Grads see brighter days
THE 1993-94 recruiting year proved to be better for college graduates than past years, with stronger economic growth contributing to increased opportunities. But, while starting-salary offers to most graduates have risen since last year, low inflation rates continue to keep most increases to a minimum, according to the ``CPC Salary Survey'' published by College Placement Council Inc. of Bethlehem, Pa.
Service-sector employers provided most employment opportunities - 57.5 percent - this year for college graduates, says Dawn Oberman, a council official.
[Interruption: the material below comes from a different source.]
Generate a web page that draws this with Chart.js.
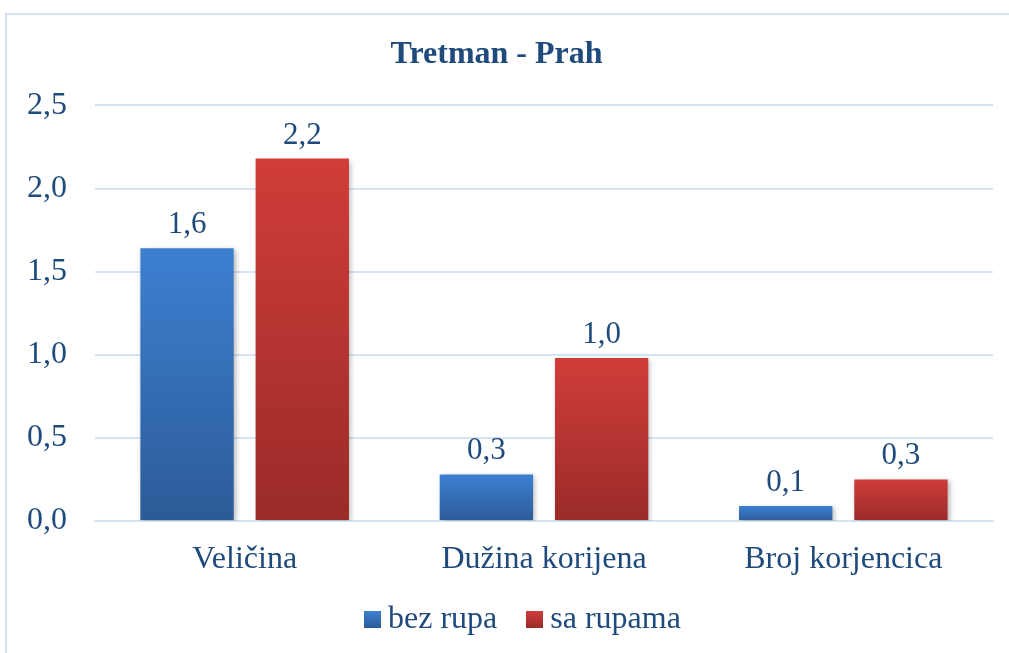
<!DOCTYPE html>
<html>
<head>
<meta charset="utf-8">
<script src="https://cdn.jsdelivr.net/npm/chart.js@4.4.0/dist/chart.umd.min.js"></script>
<style>
  html, body { margin: 0; padding: 0; background: #fff; }
  #wrap { position: relative; width: 1009px; height: 653px; overflow: hidden; }
  #legenda {
    position: absolute; left: 364px; top: 599px;
    display: flex; align-items: center;
    font-family: 'Liberation Serif', 'Times New Roman', serif;
    font-size: 32px; line-height: 36px; color: #1f4a7c; white-space: nowrap;
  }
  #legenda .stavka { display: flex; align-items: center; margin-right: 29px; }
  #legenda .kvadrat { width: 17px; height: 17px; margin-right: 7px; margin-top: 4px; }
</style>
</head>
<body>
<div id="wrap">
  <canvas id="grafik" width="1009" height="653"></canvas>
  <div id="legenda"></div>
</div>
<script>
// podaci sa grafika
const kategorije = ["Veličina", "Dužina korijena", "Broj korjencica"];
const bezRupa = [1.64, 0.28, 0.09];
const saRupama = [2.18, 0.98, 0.25];
const nazivi = ["bez rupa", "sa rupama"];

const tekstBoja = "#1f4a7c";
const font = "'Liberation Serif', 'Times New Roman', serif";
const bojeGore = ["#3d80d2", "#d03d3a"];
const bojeDole = ["#2c5b97", "#9a2b28"];

const zarez = (v) => v.toFixed(1).replace(".", ",");

// gradijent po stubu (od vrha do dna stuba)
const gradijent = (gore, dole) => (ctx) => {
  const chart = ctx.chart;
  const y = chart.scales.y;
  if (!y || ctx.raw === undefined) return gore;
  const top = y.getPixelForValue(ctx.raw);
  const bottom = y.getPixelForValue(0);
  if (!isFinite(top) || !isFinite(bottom) || top === bottom) return gore;
  const g = chart.ctx.createLinearGradient(0, top, 0, bottom);
  g.addColorStop(0, gore);
  g.addColorStop(1, dole);
  return g;
};

const okvir = {
  id: "okvir",
  beforeDraw(chart) {
    const c = chart.ctx;
    c.save();
    c.strokeStyle = "#d6e3f4";
    c.lineWidth = 2;
    c.beginPath();
    c.moveTo(6, 660);
    c.lineTo(6, 14);
    c.lineTo(1015, 14);
    c.stroke();
    c.restore();
  },
  beforeDatasetsDraw(chart) {
    const c = chart.ctx;
    c.save();
    c.shadowColor = "rgba(0,0,0,0.28)";
    c.shadowBlur = 5;
    c.shadowOffsetX = 2;
    c.shadowOffsetY = 2;
  },
  afterDatasetsDraw(chart) {
    chart.ctx.restore();
    const c = chart.ctx;
    c.save();
    c.fillStyle = tekstBoja;
    c.font = "31px " + font;
    c.textAlign = "center";
    c.textBaseline = "alphabetic";
    chart.data.datasets.forEach((ds, i) => {
      chart.getDatasetMeta(i).data.forEach((el, j) => {
        c.fillText(zarez(ds.data[j]), el.x, el.y - 15);
      });
    });
    c.restore();
  }
};

const grafik = new Chart(document.getElementById("grafik"), {
  type: "bar",
  data: {
    labels: kategorije,
    datasets: [
      {
        label: nazivi[0],
        data: bezRupa,
        backgroundColor: gradijent(bojeGore[0], bojeDole[0]),
        categoryPercentage: 0.77,
        barPercentage: 0.81
      },
      {
        label: nazivi[1],
        data: saRupama,
        backgroundColor: gradijent(bojeGore[1], bojeDole[1]),
        categoryPercentage: 0.77,
        barPercentage: 0.81
      }
    ]
  },
  options: {
    responsive: false,
    animation: false,
    layout: { padding: { left: 0, right: 16, top: 36, bottom: 55.6 } },
    plugins: {
      title: {
        display: true,
        text: "Tretman - Prah",
        color: tekstBoja,
        font: { family: font, size: 32, weight: "bold" },
        padding: { top: 0, bottom: 31 }
      },
      legend: { display: false },
      tooltip: { enabled: false }
    },
    scales: {
      x: {
        grid: { display: false, drawTicks: false },
        border: { display: true, color: "#d6e3f4", width: 2 },
        ticks: {
          color: tekstBoja,
          font: { family: font, size: 32 },
          padding: 19
        }
      },
      y: {
        min: 0,
        max: 2.5,
        grid: { color: "#d6e3f4", lineWidth: 2, drawTicks: false },
        border: { display: false },
        ticks: {
          stepSize: 0.5,
          color: tekstBoja,
          font: { family: font, size: 32 },
          padding: 28,
          callback: (v) => zarez(v)
        },
        afterFit(scale) { scale.width = 95; }
      }
    }
  },
  plugins: [okvir]
});

// legenda ispod grafika
const legenda = document.getElementById("legenda");
grafik.data.datasets.forEach((ds, i) => {
  const stavka = document.createElement("span");
  stavka.className = "stavka";
  const kv = document.createElement("span");
  kv.className = "kvadrat";
  kv.style.background = "linear-gradient(" + bojeGore[i] + ", " + bojeDole[i] + ")";
  const txt = document.createElement("span");
  txt.textContent = ds.label;
  stavka.appendChild(kv);
  stavka.appendChild(txt);
  legenda.appendChild(stavka);
});
</script>
</body>
</html>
Manufacturing employers extended 28.8 percent of offers to this year's graduates; government and nonprofit employers provided 13.7 percent. Overall, public accounting employers extended the most job offers - 14.1 percent - to this year's graduates.
Candidates in most business disciplines posted respectable gains in their starting-salary offers. Accounting graduates' salaries rose 3.2 percent to average $28,372, while that of business-administration graduates rose 2.2 percent to $25,102. Sneaker sales rebound
SALES of athletic footwear rose 5.2 percent in number of pairs in the first four months of 1994 but edged up only 1.4 percent in retail dollars, according to a national consumer study by the Athletic Footwear Association in North Palm Beach, Fla.
Consumers purchased 115,779,000 pairs of athletic footwear from January through April, and they spent $3,378,000,000 during that period.
``[The] post-recession demand for athletic footwear is greater than it has been for several years, but ... competitive pressures are containing prices,'' says Gregg Hartley, executive director of the AFA.